Dr Aaron Kheriarty's Testimony
On the consequences of California's censorship of doctors
The California State Legislature proposes, in a recently passed bill awaiting
the Governor's signature, to punish doctors and cancel their licenses for
telling the truth to their patients about the toxic effects of mRNA 'vaccines',
and the availability of safer and more effective remedies for covid/influenza.
The bill as passed was narrowed from an earlier version seeking to punish
doctors for public comments on these matters. Aside from its blatant violation
of the confidentiality of the doctor-patient relationship, this legislation is
hopelessly vague about what 'misinformation' is, leaving the definition up to
the arbitrary and partisan motivations of officials. It also ignores the fact
that patients already have sufficient malpractice recourse for actual harm done
to them by provably incompetent or willfully negligent medical practice.
The likely consequences of the proposed State interference in the doctor-patient
relationship will be:
1. The legislation will destroy trust in the medical profession.
2. Patients, uncertain whether doctors' advice is in patients' best interest, or
motivated by doctors' fear of punishment, will seek advice from unlicensed or
de-licensed sources.
3. The costs of malpractice insurance will spike upward, due to the arbitrary,
vague, and politically motivated distortion of the basis for malpractice claims
encoded in the legislation. The increased cost of malpractice insurance, already
a large part of doctors' expenses, will drive many doctors out of the practice
of medicine, reducing the supply of doctors. Fees for medical services provided
by remaining doctors will increase accordingly.

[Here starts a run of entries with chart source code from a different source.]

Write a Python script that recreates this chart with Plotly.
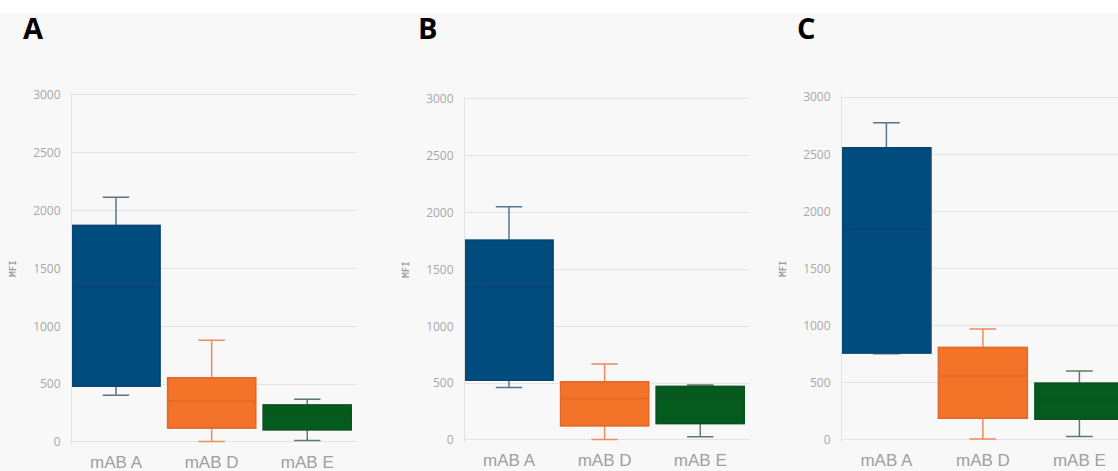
import plotly.graph_objects as go

# Antibody categories shown in every panel
categories = ["mAB A", "mAB D", "mAB E"]
panel_labels = ["A", "B", "C"]

# Box statistics per panel (order follows `categories`)
panel_a_lower = [405, 5, 12]
panel_a_q1 = [482, 120, 105]
panel_a_median = [1342, 355, 250]
panel_a_q3 = [1872, 555, 320]
panel_a_upper = [2115, 880, 370]

panel_b_lower = [462, 5, 28]
panel_b_q1 = [526, 125, 146]
panel_b_median = [1349, 365, 375]
panel_b_q3 = [1757, 513, 470]
panel_b_upper = [2052, 668, 485]

panel_c_lower = [755, 8, 30]
panel_c_q1 = [762, 190, 181]
panel_c_median = [1850, 560, 350]
panel_c_q3 = [2559, 810, 496]
panel_c_upper = [2778, 972, 604]

y_ticks = [0, 500, 1000, 1500, 2000, 2500, 3000]

panels = [
    (panel_a_lower, panel_a_q1, panel_a_median, panel_a_q3, panel_a_upper),
    (panel_b_lower, panel_b_q1, panel_b_median, panel_b_q3, panel_b_upper),
    (panel_c_lower, panel_c_q1, panel_c_median, panel_c_q3, panel_c_upper),
]

fills = ["#004c7e", "#f37329", "#045b1d"]
whisker_colors = ["#56758e", "#ec8a60", "#5d7c65"]
edge_colors = ["#0b4470", "#e0692b", "#0b5221"]

W, H = 1118, 471

# Pixel layout of each subplot: left, right, y-pixel of value 0, y-pixel of 3000
frames = [
    (72, 357, 442.0, 95.0),
    (465, 750, 440.0, 99.0),
    (842, 1118, 440.0, 97.3),
]
x_ranges = [[-0.46, 2.52], [-0.46, 2.52], [-0.46, 2.40]]
label_x = [21, 416, 795]

fig = go.Figure()

layout = dict(
    width=W,
    height=H,
    margin=dict(l=0, r=0, t=0, b=0),
    paper_bgcolor="#ffffff",
    plot_bgcolor="rgba(0,0,0,0)",
    showlegend=False,
    boxmode="overlay",
    hovermode=False,
    shapes=[
        dict(type="rect", xref="paper", yref="paper", x0=0, x1=1, y0=0,
             y1=(H - 13) / H, fillcolor="#f8f8f8", line=dict(width=0),
             layer="below"),
    ],
    annotations=[],
)

for p, (stats, frame, xr) in enumerate(zip(panels, frames, x_ranges)):
    lower, q1, med, q3, upper = stats
    left, right, y0px, y3000px = frame
    suffix = "" if p == 0 else str(p + 1)
    xa, ya = "x" + suffix, "y" + suffix

    ymin, ymax = -20, 3020
    scale = (y0px - y3000px) / 3000.0
    bottom_px = y0px - ymin * scale
    top_px = y3000px - (ymax - 3000) * scale

    for i, cat in enumerate(categories):
        # full box with whiskers
        fig.add_trace(go.Box(
            x=[cat], q1=[q1[i]], median=[med[i]], q3=[q3[i]],
            lowerfence=[lower[i]], upperfence=[upper[i]],
            width=0.92, whiskerwidth=0.3,
            fillcolor=fills[i],
            line=dict(color=whisker_colors[i], width=1.5),
            xaxis=xa, yaxis=ya, boxpoints=False,
        ))
        # box body edge and median in a deeper shade
        fig.add_trace(go.Box(
            x=[cat], q1=[q1[i]], median=[med[i]], q3=[q3[i]],
            lowerfence=[q1[i]], upperfence=[q3[i]],
            width=0.92, whiskerwidth=0,
            fillcolor=fills[i],
            line=dict(color=edge_colors[i], width=1.5),
            xaxis=xa, yaxis=ya, boxpoints=False,
        ))

    layout["xaxis" + suffix] = dict(
        domain=[left / W, right / W],
        anchor=ya,
        type="category",
        categoryorder="array",
        categoryarray=categories,
        range=xr,
        automargin=False,
        showgrid=False,
        zeroline=False,
        showline=False,
        ticks="",
        tickfont=dict(family="Liberation Sans", size=17, color="#a0a0a0"),
        ticklabelstandoff=6,
        fixedrange=True,
    )
    layout["yaxis" + suffix] = dict(
        domain=[(H - bottom_px) / H, (H - top_px) / H],
        anchor=xa,
        range=[ymin, ymax],
        automargin=False,
        tickvals=y_ticks,
        showgrid=True,
        gridcolor="#e4e4e4",
        gridwidth=1,
        zeroline=False,
        showline=True,
        linecolor="#e2e2e2",
        linewidth=1,
        ticks="",
        ticklabelstandoff=8,
        tickfont=dict(family="Open Sans", size=12, color="#a8a8a8"),
        title=dict(text="MFI", standoff=14,
                   font=dict(family="DejaVu Sans Mono", size=9, color="#8a8a8a")),
        fixedrange=True,
    )

    layout["annotations"].append(dict(
        text="<b>%s</b>" % panel_labels[p],
        xref="paper", yref="paper",
        x=label_x[p] / W, y=(H - 28) / H,
        xanchor="left", yanchor="middle",
        showarrow=False,
        font=dict(family="Open Sans", size=29, color="#000000"),
    ))

fig.update_layout(**layout)
fig.write_html("out.html")
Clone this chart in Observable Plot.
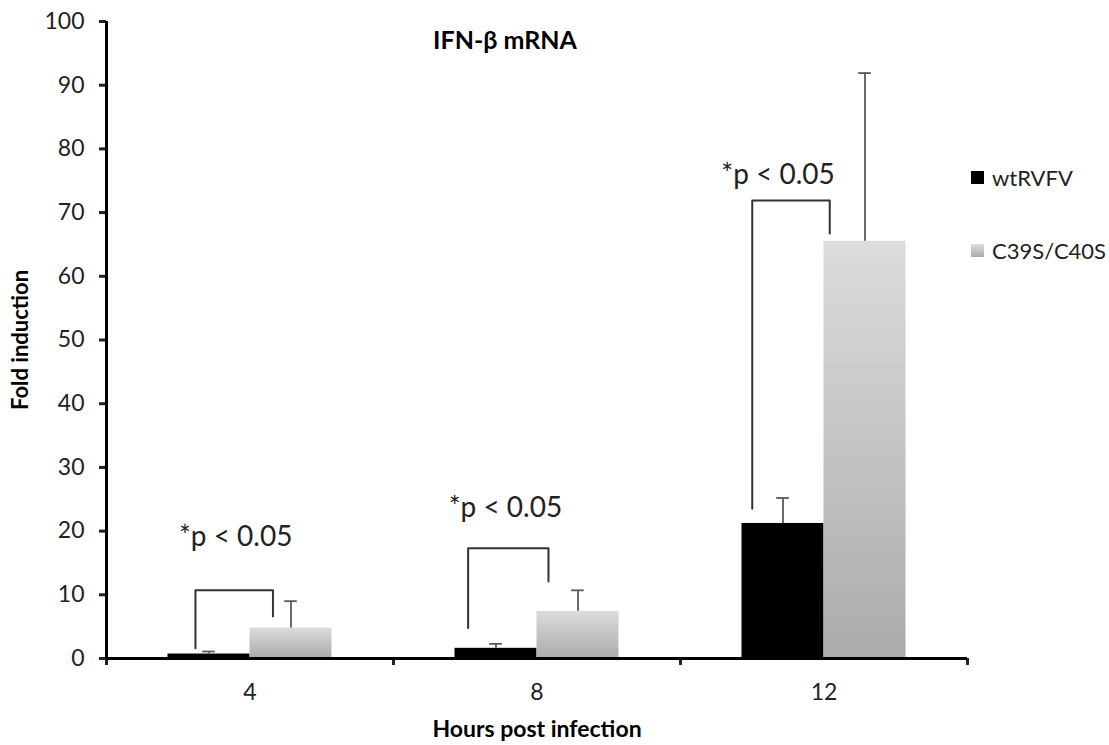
<!DOCTYPE html>
<html><head><meta charset="utf-8">
<script src="https://cdn.jsdelivr.net/npm/d3@7"></script>
<script src="https://cdn.jsdelivr.net/npm/@observablehq/plot@0.6"></script>
<style>
body{margin:0;background:#fff;}
#chart{position:relative;width:1109px;height:745px;font-family:Lato,sans-serif;}
#legend{position:absolute;left:971px;top:165px;font-family:Lato,sans-serif;font-size:22px;color:#222;}
#legend .item{display:flex;align-items:center;height:24px;margin-bottom:49px;}
#legend .sw{width:13px;height:13px;margin-right:8px;}
</style>
</head><body><div id="chart"><div id="legend"></div></div>
<script>
// ---- data ----
const hours = ["4", "8", "12"];
const series = ["wtRVFV", "C39S/C40S"];
const wtMean = [0.7, 1.6, 21.2];
const wtErr = [0.4, 0.7, 4.0];
const mutMean = [4.8, 7.4, 65.5];
const mutErr = [4.2, 3.3, 26.4];
const yTicks = [0, 10, 20, 30, 40, 50, 60, 70, 80, 90, 100];
const sigText = ["*p < 0.05", "*p < 0.05", "*p < 0.05"];
const sigY = [19.0, 23.6, 75.9];
const sigXOffset = [0.45, 0.39, 0.34];
const bracketTop = [10.7, 17.3, 71.9];
const bracketLeftBottom = [1.6, 4.8, 23.5];
const bracketRightBottom = [6.6, 12.1, 66.7];
const bracketLeftOffset = [0.31, 0.26, 0.25];
const bracketRightOffset = [0.58, 0.54, 0.52];
const titleText = "IFN-β mRNA";
const xLabel = "Hours post infection";
const yLabel = "Fold induction";

// ---- layout helpers (group i spans [i, i+1] on x) ----
const barW = 2 / 7;
const capHalf = 0.022;
const rows = [];
hours.forEach((h, i) => {
  rows.push({hour: h, series: series[0], x1: i + 0.5 - barW, x2: i + 0.5, xc: i + 0.5 - barW / 2, value: wtMean[i], top: wtMean[i] + wtErr[i]});
  rows.push({hour: h, series: series[1], x1: i + 0.5, x2: i + 0.5 + barW, xc: i + 0.5 + barW / 2, value: mutMean[i], top: mutMean[i] + mutErr[i]});
});
const wtRows = rows.filter(d => d.series === series[0]);
const mutRows = rows.filter(d => d.series === series[1]);
const bracketPts = hours.flatMap((h, i) => [
  {g: h, x: i + bracketLeftOffset[i], y: bracketLeftBottom[i]},
  {g: h, x: i + bracketLeftOffset[i], y: bracketTop[i]},
  {g: h, x: i + bracketRightOffset[i], y: bracketTop[i]},
  {g: h, x: i + bracketRightOffset[i], y: bracketRightBottom[i]}
]);
const sigRows = hours.map((h, i) => ({x: i + sigXOffset[i], y: sigY[i], t: sigText[i]}));

const plot = Plot.plot({
  width: 1109,
  height: 745,
  marginLeft: 106,
  marginRight: 142,
  marginTop: 21,
  marginBottom: 87,
  style: {fontFamily: "Lato, sans-serif", background: "#fff", color: "#222"},
  x: {domain: [0, hours.length], axis: null},
  y: {domain: [0, 100], axis: null},
  marks: [
    Plot.rectY(wtRows, {x1: "x1", x2: "x2", y1: 0, y2: "value", fill: "#000"}),
    Plot.rectY(mutRows, {x1: "x1", x2: "x2", y1: 0, y2: "value", fill: "url(#grayGrad)"}),
    Plot.ruleX(rows, {x: "xc", y1: "value", y2: "top", stroke: "#5a5a5a", strokeWidth: 1.8}),
    Plot.ruleY(rows, {y: "top", x1: d => d.xc - capHalf, x2: d => d.xc + capHalf, stroke: "#5a5a5a", strokeWidth: 1.8}),
    Plot.line(bracketPts, {x: "x", y: "y", z: "g", stroke: "#333", strokeWidth: 2}),
    Plot.text(sigRows, {x: "x", y: "y", text: "t", fontSize: 28, fill: "#222", textAnchor: "middle", lineAnchor: "middle"}),
    // axes
    Plot.axisY({ticks: yTicks, tickSize: 7, tickPadding: 15, fontSize: 23, strokeWidth: 3, label: null, tickFormat: d => String(d)}),
    Plot.axisX({ticks: [0, 1, 2, 3], tickSize: 7, tickFormat: () => "", strokeWidth: 3, label: null}),
    Plot.ruleX([0], {y1: 0, y2: 100, stroke: "#000", strokeWidth: 3}),
    Plot.ruleY([0], {x1: 0, x2: hours.length, stroke: "#000", strokeWidth: 3}),
    Plot.text(hours, {x: (d, i) => i + 0.5, y: 0, dy: 34, text: d => d, fontSize: 23, fill: "#222", lineAnchor: "middle"}),
    // titles
    Plot.text([titleText], {frameAnchor: "top", dx: -32, dy: 19, textAnchor: "middle", lineAnchor: "middle", fontSize: 25, fontWeight: "bold", fill: "#000"}),
    Plot.text([xLabel], {frameAnchor: "bottom", dy: 71, textAnchor: "middle", lineAnchor: "middle", fontSize: 23, fontWeight: "bold", fill: "#000"}),
    Plot.text([yLabel], {frameAnchor: "left", dx: -86, dy: 0, rotate: -90, textAnchor: "middle", lineAnchor: "middle", fontSize: 22, fontWeight: "bold", fill: "#000"})
  ]
});

// gradient for the C39S/C40S bars
const ns = "http://www.w3.org/2000/svg";
const defs = document.createElementNS(ns, "defs");
defs.innerHTML = '<linearGradient id="grayGrad" x1="0" y1="0" x2="0" y2="1"><stop offset="0%" stop-color="#dcdcdc"/><stop offset="100%" stop-color="#ababab"/></linearGradient>';
plot.insertBefore(defs, plot.firstChild);
document.getElementById("chart").prepend(plot);

// legend
const legendFill = ["#000", "linear-gradient(#dcdcdc,#ababab)"];
const legend = document.getElementById("legend");
series.forEach((s, i) => {
  const item = document.createElement("div");
  item.className = "item";
  const sw = document.createElement("span");
  sw.className = "sw";
  sw.style.background = legendFill[i];
  const t = document.createElement("span");
  t.textContent = s;
  item.append(sw, t);
  legend.append(item);
});
</script>
</body></html>
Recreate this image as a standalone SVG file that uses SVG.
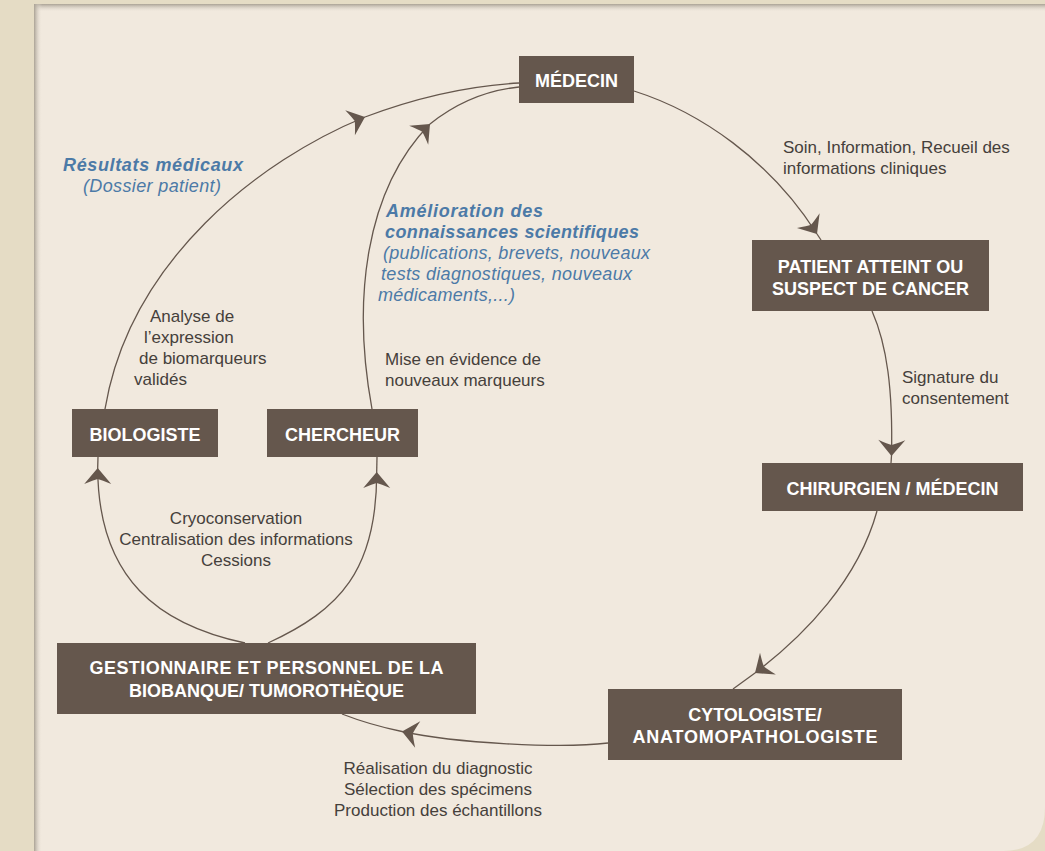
<svg xmlns="http://www.w3.org/2000/svg" width="1045" height="851" viewBox="0 0 1045 851">
<defs>
<linearGradient id="shTop" x1="0" y1="0" x2="0" y2="1">
<stop offset="0" stop-color="#aaa295"/>
<stop offset="1" stop-color="#F1E9DE" stop-opacity="0"/>
</linearGradient>
<linearGradient id="shLeft" x1="0" y1="0" x2="1" y2="0">
<stop offset="0" stop-color="#aaa295"/>
<stop offset="1" stop-color="#F1E9DE" stop-opacity="0"/>
</linearGradient>
<path id="ah" d="M0,0 L-16,-13.5 Q-12,-4 -11,0 Q-12,4 -16,13.5 Z"/>
<style>
.box{fill:#65574D}
.nt{font-family:"Liberation Sans",Arial,sans-serif;font-weight:bold;font-size:18px;fill:#FFFFFF;text-anchor:middle}
.lb{font-family:"Liberation Sans",Arial,sans-serif;font-size:17px;fill:#45403B}
.bl{font-family:"Liberation Sans",Arial,sans-serif;font-size:18px;fill:#4C7AA7;font-style:italic}
.blb{font-weight:bold}
.cn{fill:none;stroke:#65574D;stroke-width:1.3}
.ar{fill:#65574D}
</style>
</defs>
<rect x="0" y="0" width="1045" height="851" fill="#E5DCC5"/>
<path d="M34,4 H1045 V807 Q1045,851 1003,851 H34 Z" fill="#F1E9DE"/>
<rect x="34" y="4" width="1011" height="8" fill="url(#shTop)"/>
<rect x="34" y="4" width="8" height="847" fill="url(#shLeft)"/>

<g id="connectors">
<path class="cn" d="M634,91 C700,112 770,160 817,234"/>
<path class="cn" d="M817,234 L821,240"/>
<use href="#ah" class="ar" transform="translate(817,234) rotate(57)"/>

<path class="cn" d="M872,311 C887,345 893,390 891.5,456"/>
<path class="cn" d="M891.5,456 L891,463"/>
<use href="#ah" class="ar" transform="translate(891.5,456) rotate(91)"/>

<path class="cn" d="M877,511 C858,580 805,635 755,673"/>
<path class="cn" d="M755,673 L733,689"/>
<use href="#ah" class="ar" transform="translate(755,673) rotate(144)"/>

<path class="cn" d="M608,743 C560,749 455,743 402,731.5"/>
<path class="cn" d="M402,731.5 C380,727 360,721 342,714"/>
<use href="#ah" class="ar" transform="translate(402,731.5) rotate(191)"/>

<path class="cn" d="M245,643 C160,625 98,580 97.7,468"/>
<path class="cn" d="M97.7,468 L98,457"/>
<use href="#ah" class="ar" transform="translate(97.7,468) rotate(-90)"/>

<path class="cn" d="M268,643 C340,610 377,570 376.7,472"/>
<path class="cn" d="M376.7,472 L377,457"/>
<use href="#ah" class="ar" transform="translate(376.7,472) rotate(-90)"/>

<path class="cn" d="M105,409 C130,260 260,160 365,117"/>
<path class="cn" d="M365,117 C410,100 465,86 519,83"/>
<use href="#ah" class="ar" transform="translate(365,117) rotate(-21)"/>

<path class="cn" d="M372,409 C352,300 365,190 430,124"/>
<path class="cn" d="M430,124 C460,100 490,90 519,87"/>
<use href="#ah" class="ar" transform="translate(430,124) rotate(-45)"/>
</g>

<g id="medecin">
<rect class="box" x="519" y="56" width="115" height="47"/>
<text class="nt" x="576.5" y="87">MÉDECIN</text>
</g>
<g id="patient">
<rect class="box" x="752" y="240" width="237" height="71"/>
<text class="nt" x="870.5" y="273">PATIENT ATTEINT OU</text>
<text class="nt" x="870.5" y="295">SUSPECT DE CANCER</text>
</g>
<g id="chirurgien">
<rect class="box" x="762" y="463" width="261" height="48"/>
<text class="nt" x="892.5" y="495">CHIRURGIEN / MÉDECIN</text>
</g>
<g id="cytologiste">
<rect class="box" x="608" y="689" width="294" height="71"/>
<text class="nt" x="755" y="721">CYTOLOGISTE/</text>
<text class="nt" x="755" y="743" textLength="245" lengthAdjust="spacing">ANATOMOPATHOLOGISTE</text>
</g>
<g id="gestionnaire">
<rect class="box" x="57" y="643" width="419" height="71"/>
<text class="nt" x="266.5" y="674" textLength="354" lengthAdjust="spacing">GESTIONNAIRE ET PERSONNEL DE LA</text>
<text class="nt" x="266.5" y="697">BIOBANQUE/ TUMOROTHÈQUE</text>
</g>
<g id="biologiste">
<rect class="box" x="72" y="409" width="146" height="48"/>
<text class="nt" x="145" y="441">BIOLOGISTE</text>
</g>
<g id="chercheur">
<rect class="box" x="267" y="409" width="151" height="48"/>
<text class="nt" x="342.5" y="441">CHERCHEUR</text>
</g>

<g id="labels">
<text class="lb" x="783" y="153">Soin, Information, Recueil des</text>
<text class="lb" x="783" y="174">informations cliniques</text>

<text class="lb" x="902" y="383">Signature du</text>
<text class="lb" x="902" y="404">consentement</text>

<text class="lb" x="150" y="322">Analyse de</text>
<text class="lb" x="144" y="343">l’expression</text>
<text class="lb" x="139" y="364">de biomarqueurs</text>
<text class="lb" x="134" y="385">validés</text>

<text class="bl blb" x="63" y="171" textLength="180" lengthAdjust="spacing">Résultats médicaux</text>
<text class="bl" x="83" y="192" textLength="138" lengthAdjust="spacing">(Dossier patient)</text>

<text class="bl blb" x="386" y="217" textLength="157" lengthAdjust="spacing">Amélioration des</text>
<text class="bl blb" x="385" y="238" textLength="254" lengthAdjust="spacing">connaissances scientifiques</text>
<text class="bl" x="383" y="259" textLength="267" lengthAdjust="spacing">(publications, brevets, nouveaux</text>
<text class="bl" x="381" y="280" textLength="251" lengthAdjust="spacing">tests diagnostiques, nouveaux</text>
<text class="bl" x="378" y="301" textLength="137" lengthAdjust="spacing">médicaments,...)</text>

<text class="lb" x="385" y="365">Mise en évidence de</text>
<text class="lb" x="385" y="386">nouveaux marqueurs</text>

<text class="lb" x="236" y="524" text-anchor="middle">Cryoconservation</text>
<text class="lb" x="236" y="545" text-anchor="middle">Centralisation des informations</text>
<text class="lb" x="236" y="566" text-anchor="middle">Cessions</text>

<text class="lb" x="438" y="774" text-anchor="middle">Réalisation du diagnostic</text>
<text class="lb" x="438" y="795" text-anchor="middle">Sélection des spécimens</text>
<text class="lb" x="438" y="816" text-anchor="middle">Production des échantillons</text>
</g>
</svg>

4. There will be an exodus of doctors, even those not targeted for punishment,
from California to Florida, Texas, and other States that prohibit Medical Boards
from canceling licenses on the basis of arbitrary, unwarranted, or poorly
defined accusations. This will further reduce the supply of doctors to patients
in California.
5. Since unlicensed practitioners will be unable to write drug prescriptions,
drug consumption will decrease, and/or black market drugs will gain increased
market share.
6. The California legislation will advance further an already-existing division
of the medical profession into two groups, one that gives honest advice
regardless of career consequences and treats patients according to their
clinical experience of what works; another that is bound by fealty to drug
companies in league with regulators.
7. The health status of patients who become more self-sufficient in taking care
of their own health will improve, with reduced consumption of non-essential
drugs. Patients with chronic diseases, serious pre-existing conditions,
life-threatening injuries, and the like, will have no choice but to take their
chances with licensed practitioners who may be compromised by the threats or
actual sanctions enacted by the legislation.